Tip # 7:
Perhaps, as a medium, television has provided the most important single social impact of this century. We learn from it, are outraged by it, are entertained by it and undoubtedly are influenced by its programming. But how much do we know about the way it works, how it is evolving and where it is going? Here in North America the standard for Broadcast was established back in 1955, well before the advent of colour. When colour was introduced, the extra information was added as an afterthought and the system of Broadcast has changed very little since then.
TV’s have though! Until the late 70’s, a 19″- 21″ TV was a Big Screen, in the 1980’s 25″- 28″ became the large screen size and today most families prefer the popular 32″- 37″ size, Here are some thoughts to consider when purchasing a new TV:
In the past, 21″ TV’s offered the sharpest picture and as the size increased, the picture quality diminished. Now even 37″ TV’s offer sharpness, color and focus every bit as good as their smaller brothers. TV Manufacturers have concentrated R & D on the 28″- 37″ sizes. Monitor TV’s (those with video inputs & outputs and no cabinet) are the most popular as they provide a larger screen size in a smaller package. Video inputs allow you to hook your external video sources (VCR, Laser Disc, Camcorder, etc.) directly into the set, bypassing the degradation associated with a TV’s [tuner) – (superior input) = superior picture.
Most TV broadcasts are in stereo today, with specifications that are generally a little better than FM, and sound quality that is quite good.
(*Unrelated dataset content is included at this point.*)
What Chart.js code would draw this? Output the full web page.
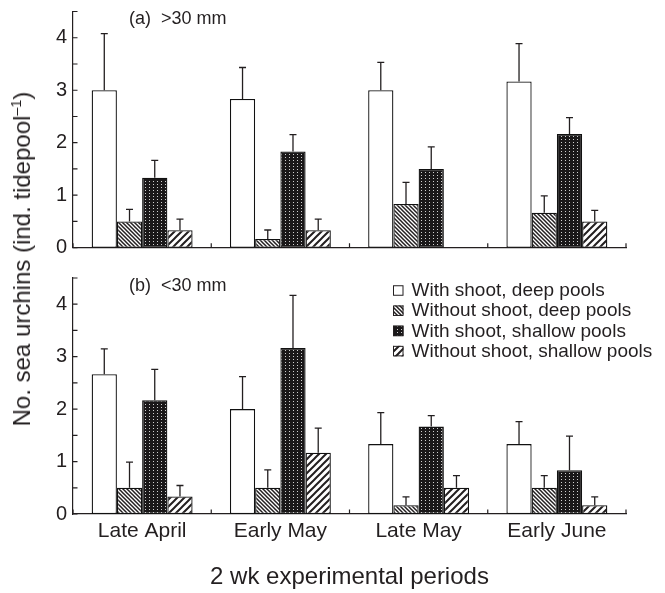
<!DOCTYPE html>
<html>
<head>
<meta charset="utf-8">
<script src="https://cdn.jsdelivr.net/npm/chart.js@4.4.1/dist/chart.umd.min.js"></script>
<style>
  html, body { margin: 0; padding: 0; background: #ffffff; }
  #wrap { position: relative; width: 665px; height: 593px; overflow: hidden;
          font-family: 'Liberation Sans', Arial, sans-serif; color: #231f20; }
  #panelA { position: absolute; left: 0; top: 0; }
  #panelB { position: absolute; left: 0; top: 262px; }
  #ytitle { position: absolute; left: 22px; top: 259px; white-space: nowrap;
            font-size: 24px; transform: translate(-50%, -50%) rotate(-90deg); }
  #ytitle sup { font-size: 60%; vertical-align: 0.6em; line-height: 0; }
</style>
</head>
<body>
<div id="wrap">
  <canvas id="panelA" width="665" height="262"></canvas>
  <canvas id="panelB" width="665" height="331"></canvas>
  <div id="ytitle">No. sea urchins (ind. tidepool<sup>–1</sup>)</div>
</div>
<script>
// Sampling periods (x categories)
const periods = ['Late April', 'Early May', 'Late May', 'Early June'];
const treatments = ['With shoot, deep pools', 'Without shoot, deep pools',
                    'With shoot, shallow pools', 'Without shoot, shallow pools'];
const xTitle = '2 wk experimental periods';
const yTickMax = 4.5;
const yTickStep = 0.5;

// (a) urchins > 30 mm: means and standard errors
const aWithDeep      = [3.0, 2.833, 3.0, 3.167];
const aWithDeepSE    = [1.08, 0.60, 0.53, 0.72];
const aWithoutDeep   = [0.5, 0.167, 0.833, 0.667];
const aWithoutDeepSE = [0.23, 0.17, 0.41, 0.32];
const aWithShallow   = [1.333, 1.833, 1.5, 2.167];
const aWithShallowSE = [0.33, 0.32, 0.42, 0.31];
const aWithoutShallow   = [0.333, 0.333, 0, 0.5];
const aWithoutShallowSE = [0.21, 0.21, 0, 0.21];

// (b) urchins < 30 mm: means and standard errors
const bWithDeep      = [2.667, 2.0, 1.333, 1.333];
const bWithDeepSE    = [0.48, 0.62, 0.60, 0.43];
const bWithoutDeep   = [0.5, 0.5, 0.167, 0.5];
const bWithoutDeepSE = [0.49, 0.34, 0.16, 0.23];
const bWithShallow   = [2.167, 3.167, 1.667, 0.833];
const bWithShallowSE = [0.59, 1.0, 0.21, 0.65];
const bWithoutShallow   = [0.333, 1.167, 0.5, 0.167];
const bWithoutShallowSE = [0.21, 0.47, 0.23, 0.16];

const ink = '#231f20';
const FONT = "'Liberation Sans', Arial, sans-serif";

// ---- fill patterns ----
function makePattern(w, h, paint) {
  const c = document.createElement('canvas');
  c.width = w; c.height = h;
  const g = c.getContext('2d');
  paint(g, w, h);
  return g.createPattern(c, 'repeat');
}
const fillOpen = '#ffffff';
const fillFineHatch = makePattern(4, 4, (g, w, h) => {
  g.fillStyle = '#ffffff'; g.fillRect(0, 0, w, h);
  g.strokeStyle = ink; g.lineWidth = 1.5;
  g.beginPath();
  g.moveTo(-1, -1); g.lineTo(w + 1, h + 1);
  g.moveTo(-1, h - 1); g.lineTo(1, h + 1);
  g.moveTo(w - 1, -1); g.lineTo(w + 1, 1);
  g.stroke();
});
const fillDots = makePattern(4, 3, (g, w, h) => {
  g.fillStyle = '#1a1819'; g.fillRect(0, 0, w, h);
  g.fillStyle = '#d0d0d0'; g.fillRect(1, 1, 1, 1);
});
const fillWideHatch = makePattern(7, 7, (g, w, h) => {
  g.fillStyle = '#ffffff'; g.fillRect(0, 0, w, h);
  g.strokeStyle = ink; g.lineWidth = 2;
  g.beginPath();
  g.moveTo(-1, h + 1); g.lineTo(w + 1, -1);
  g.moveTo(-1, 1); g.lineTo(1, -1);
  g.moveTo(w - 1, h + 1); g.lineTo(w + 1, h - 1);
  g.stroke();
});
const fills = [fillOpen, fillFineHatch, fillDots, fillWideHatch];

function makeDatasets(series, errors) {
  return series.map((vals, k) => ({
    label: treatments[k],
    data: vals,
    errors: errors[k],
    backgroundColor: fills[k],
    borderColor: '#111111',
    borderWidth: 1.3,
    borderSkipped: false,
    categoryPercentage: 0.73,
    barPercentage: 1.0
  }));
}

// ---- drawing helpers (error bars, inward tick marks, labels, legend) ----
const panelDecor = {
  id: 'panelDecor',
  afterDatasetsDraw(chart) {
    const ctx = chart.ctx;
    const y = chart.scales.y;
    ctx.save();
    ctx.strokeStyle = ink;
    ctx.lineWidth = 1.3;
    chart.data.datasets.forEach((ds, di) => {
      const meta = chart.getDatasetMeta(di);
      meta.data.forEach((bar, i) => {
        const e = ds.errors[i];
        if (!e) return;
        const yTop = y.getPixelForValue(ds.data[i] + e);
        ctx.beginPath();
        ctx.moveTo(bar.x, bar.y);
        ctx.lineTo(bar.x, yTop);
        ctx.moveTo(bar.x - 3.5, yTop);
        ctx.lineTo(bar.x + 3.5, yTop);
        ctx.stroke();
      });
    });
    ctx.restore();
  },
  afterDraw(chart, args, opts) {
    const ctx = chart.ctx;
    const x = chart.scales.x, y = chart.scales.y;
    ctx.save();
    ctx.strokeStyle = ink;
    ctx.lineWidth = 1.2;
    ctx.beginPath();
    // y ticks point into the plot
    y.ticks.forEach(t => {
      const py = y.getPixelForValue(t.value);
      ctx.moveTo(y.right, py);
      ctx.lineTo(y.right + 4.5, py);
    });
    // x ticks at category boundaries, pointing up
    for (let i = 0; i <= periods.length; i++) {
      const px = x.getPixelForValue(i - 0.5);
      ctx.moveTo(px, x.top);
      ctx.lineTo(px, x.top - 4.5);
    }
    ctx.stroke();

    // panel label
    ctx.fillStyle = ink;
    ctx.font = '18px ' + FONT;
    ctx.textBaseline = 'middle';
    ctx.textAlign = 'left';
    ctx.fillText(opts.label, 129, opts.labelY);

    // legend
    if (opts.legend) {
      ctx.font = '19px ' + FONT;
      treatments.forEach((name, k) => {
        const cy = opts.legendY + k * 20.2;
        const s = 10.5;
        ctx.fillStyle = fills[k];
        ctx.fillRect(393, cy - s / 2, s, s);
        ctx.lineWidth = 1;
        ctx.strokeRect(393.5, cy - s / 2 + 0.5, s - 1, s - 1);
        ctx.fillStyle = ink;
        ctx.fillText(name, 411.5, cy + 0.5);
      });
    }
    ctx.restore();
  }
};

function yScale() {
  return {
    min: 0, max: yTickMax,
    grid: { display: false, drawTicks: false },
    border: { display: true, color: ink, width: 1.2 },
    ticks: {
      stepSize: yTickStep, autoSkip: false, padding: 6,
      color: ink, font: { family: FONT, size: 20, lineHeight: 0.4 },
      callback: v => Number.isInteger(v) ? String(v) : ''
    },
    afterFit: s => { s.width = 73; }
  };
}

// (a) upper panel
new Chart(document.getElementById('panelA'), {
  type: 'bar',
  data: {
    labels: periods,
    datasets: makeDatasets(
      [aWithDeep, aWithoutDeep, aWithShallow, aWithoutShallow],
      [aWithDeepSE, aWithoutDeepSE, aWithShallowSE, aWithoutShallowSE])
  },
  options: {
    responsive: false, animation: false, devicePixelRatio: 1, events: [],
    layout: { padding: { left: 0, right: 39, top: 11.5, bottom: 14.3 } },
    plugins: {
      legend: { display: false }, tooltip: { enabled: false },
      panelDecor: { label: '(a)  >30 mm', labelY: 19.5, legend: false }
    },
    scales: {
      x: {
        grid: { display: false, drawTicks: false },
        border: { display: true, color: ink, width: 1.2 },
        ticks: { display: false },
        afterFit: s => { s.height = 0; }
      },
      y: yScale()
    }
  },
  plugins: [panelDecor]
});

// (b) lower panel
new Chart(document.getElementById('panelB'), {
  type: 'bar',
  data: {
    labels: periods,
    datasets: makeDatasets(
      [bWithDeep, bWithoutDeep, bWithShallow, bWithoutShallow],
      [bWithDeepSE, bWithoutDeepSE, bWithShallowSE, bWithoutShallowSE])
  },
  options: {
    responsive: false, animation: false, devicePixelRatio: 1, events: [],
    layout: { padding: { left: 0, right: 39, top: 16, bottom: 0 } },
    plugins: {
      legend: { display: false }, tooltip: { enabled: false },
      panelDecor: { label: '(b)  <30 mm', labelY: 24, legend: true, legendY: 28.5 }
    },
    scales: {
      x: {
        grid: { display: false, drawTicks: false },
        border: { display: true, color: ink, width: 1.2 },
        ticks: { padding: 5, color: ink, font: { family: FONT, size: 21 }, maxRotation: 0 },
        title: { display: true, text: xTitle, color: ink,
                 font: { family: FONT, size: 24 }, padding: { top: 0, bottom: 1 } },
        afterFit: s => { s.height = 79; }
      },
      y: yScale()
    }
  },
  plugins: [panelDecor]
});
</script>
</body>
</html>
A Stereo Monitor TV with audio outputs allows you to run the sound through your Stereo, yielding even better sound. There are a variety of connectors on the back of most Monitor TV’s. Video inputs consist of 3 connectors, (1) Video and (2) Audio (left and right). Higher quality Monitor TV’s will have an “S” type video input connector as well as the more conventional RCA type.
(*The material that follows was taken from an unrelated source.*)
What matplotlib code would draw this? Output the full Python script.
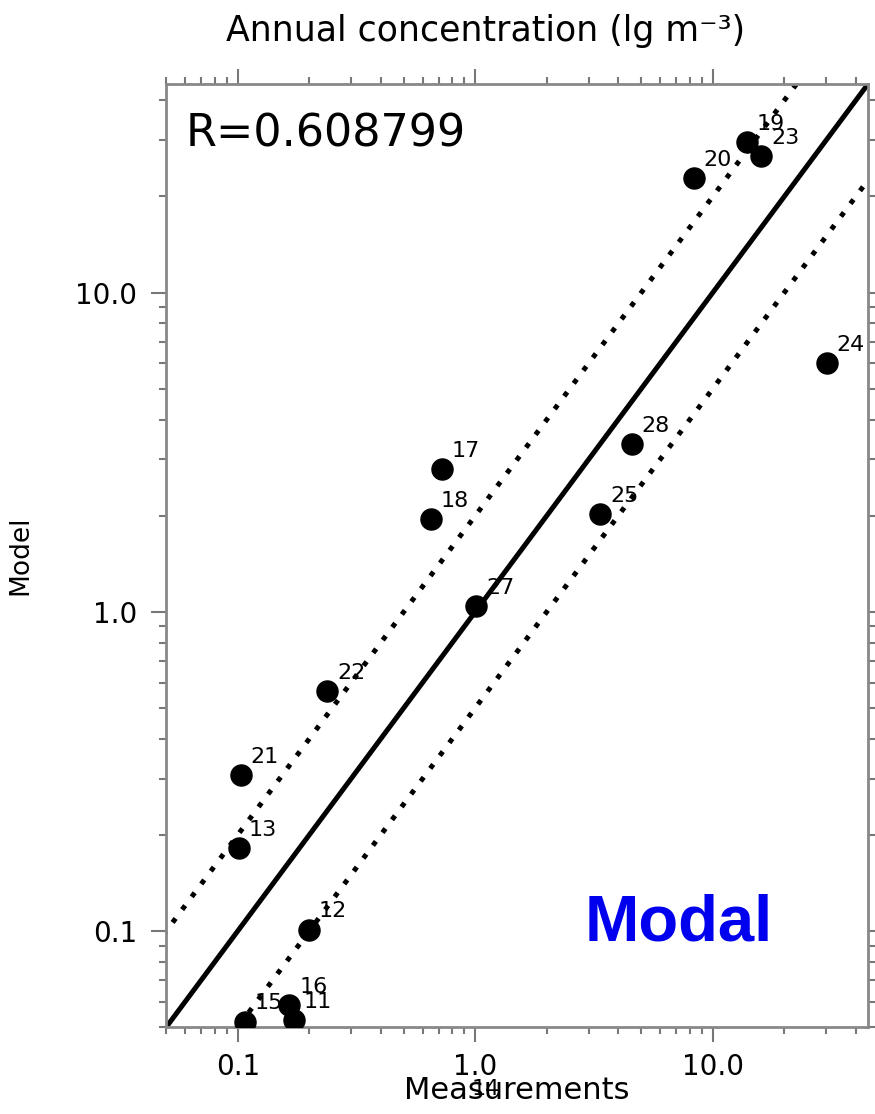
import matplotlib.pyplot as plt
from matplotlib.ticker import FixedLocator, FixedFormatter, LogLocator, NullFormatter

FontSize = 20

# station id, measured, modelled
stations = ['19', '23', '20', '24', '28', '25', '17', '18', '27', '22', '21', '13', '12', '16', '15', '11', '14']
measured = [13.9, 16.0, 8.3, 30.1, 4.57, 3.36, 0.724, 0.650, 1.01, 0.238, 0.103, 0.101, 0.199, 0.165, 0.107, 0.172, 0.88]
modelled = [29.6, 26.8, 22.8, 6.02, 3.35, 2.02, 2.80, 1.95, 1.04, 0.565, 0.307, 0.182, 0.101, 0.0585, 0.052, 0.0525, 0.028]

r_value = 0.608799
lims = [0.05, 45.0]
tick_vals = [0.1, 1.0, 10.0]
tick_labels = ['0.1', '1.0', '10.0']

fig = plt.figure(figsize=(8.75, 11.14), dpi=100)
ax = fig.add_axes([0.190, 0.078, 0.802, 0.8466])
ax.set_xscale('log')
ax.set_yscale('log')

# 1:1 line and factor-of-two lines
line_x = [0.01, 1000]
ax.plot(line_x, line_x, color='black', lw=3.6, solid_capstyle='butt')
ax.plot(line_x, [v * 2 for v in line_x], color='black', lw=3.6, linestyle=(0, (1, 2.2)))
ax.plot(line_x, [v / 2 for v in line_x], color='black', lw=3.6, linestyle=(0, (1, 2.2)))

ax.scatter(measured, modelled, s=230, color='black', zorder=5)
for name, mx, my in zip(stations, measured, modelled):
    ax.annotate(name, (mx, my), xytext=(7, 6), textcoords='offset points',
                fontsize=16, ha='left', va='bottom', annotation_clip=False)

ax.set_xlim(lims)
ax.set_ylim(lims)

for axis in (ax.xaxis, ax.yaxis):
    axis.set_major_locator(FixedLocator(tick_vals))
    axis.set_major_formatter(FixedFormatter(tick_labels))
    axis.set_minor_locator(LogLocator(base=10, subs=range(2, 10)))
    axis.set_minor_formatter(NullFormatter())

ax.tick_params(which='both', direction='out', top=True, right=True, color='#777777', width=1.5)
ax.tick_params(which='major', length=11, labelsize=FontSize, pad=8)
ax.tick_params(which='minor', length=5)
ax.tick_params(axis='y', which='major', pad=10)
for sp in ax.spines.values():
    sp.set_color('#888888')
    sp.set_linewidth(2)

ax.set_xlabel('Measurements', fontsize=22, labelpad=-4)
ax.set_ylabel('Model', fontsize=19)
ax.yaxis.set_label_coords(-0.19, 0.5)
fig.text(0.555, 0.972, 'Annual concentration (lg m⁻³)', fontsize=25, ha='center', va='center')

ax.text(0.027, 0.97, 'R=%.6f' % r_value, transform=ax.transAxes, fontsize=32, ha='left', va='top')
ax.text(0.73, 0.11, 'Modal', transform=ax.transAxes, fontsize=47, fontweight='bold',
        color='#0000ee', family='Liberation Sans', ha='center', va='center')

plt.savefig('out.png', dpi=100)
The “S” type connector separates the Black and White signal from the Colour information, preventing these two signals from mixing until the final stage, just before being shown on the tube, This yields a better, sharper picture, but remember you must have a source that uses this type of connector to get the benefit. Super VHS hi-end camcorders and laser vision disc players will show a significant improvement with this type of connector. Some TV’s have speaker output jacks from an amplifier that has been built in to the TV. These amps are nowhere near as good as most home amplifiers. If you are thinking of running external speakers off your TV, you should use your stereo — and that goes for signal processing too. Some more exotic TV’s offer DSP (Digital Sound Processing) and a form of Surround that sounds quite good, however if you have, or intend to purchase a quality surround processor, don’t use the amp in your TV.
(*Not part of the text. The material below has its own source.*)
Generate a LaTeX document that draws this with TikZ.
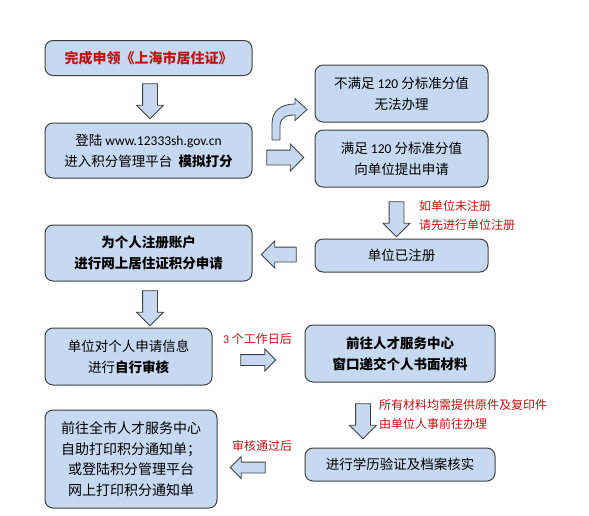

A useful feature today is a Unified, or Multi Brand Learning Remote Control. A Unified Remote will run a TV and VCR of the same brand off one control. A Multi Brand Learning Remote will run all brands, as it will “learn” the language of any remote and run your stereo as well as the video system. It’s nice to reduce the Remote “clutter” whenever possible.
Lines of Resolution is the Spec most people hear about. High quality TV’s will have 600 to 700 but it is important to understand that a TV will only show what it receives. For reference, keep in mind that when watching a live sports event and the picture looks sharp – that’s only 280 lines. The output from a High Resolution Camcorder will produce as much as 350 lines of resolution and a laser disc up to 420. Currently only computers are capable,of taxing a 600 line screen.
With home theatre so popular today, in trying to decide which screen size would be right for you, think about the aspect Ratio at your local theatre. In the past, it was argued that the larger the screen the farther from the TV screen one should sit. Yet the great thing about the theatre is the picture size- Don’t worry about how far you sit from the TV when deciding on size, as you may find that plunking a 34″ TV in the same spot your old smaller TV used to occupy, will greatly enhance that “Theatre” experience.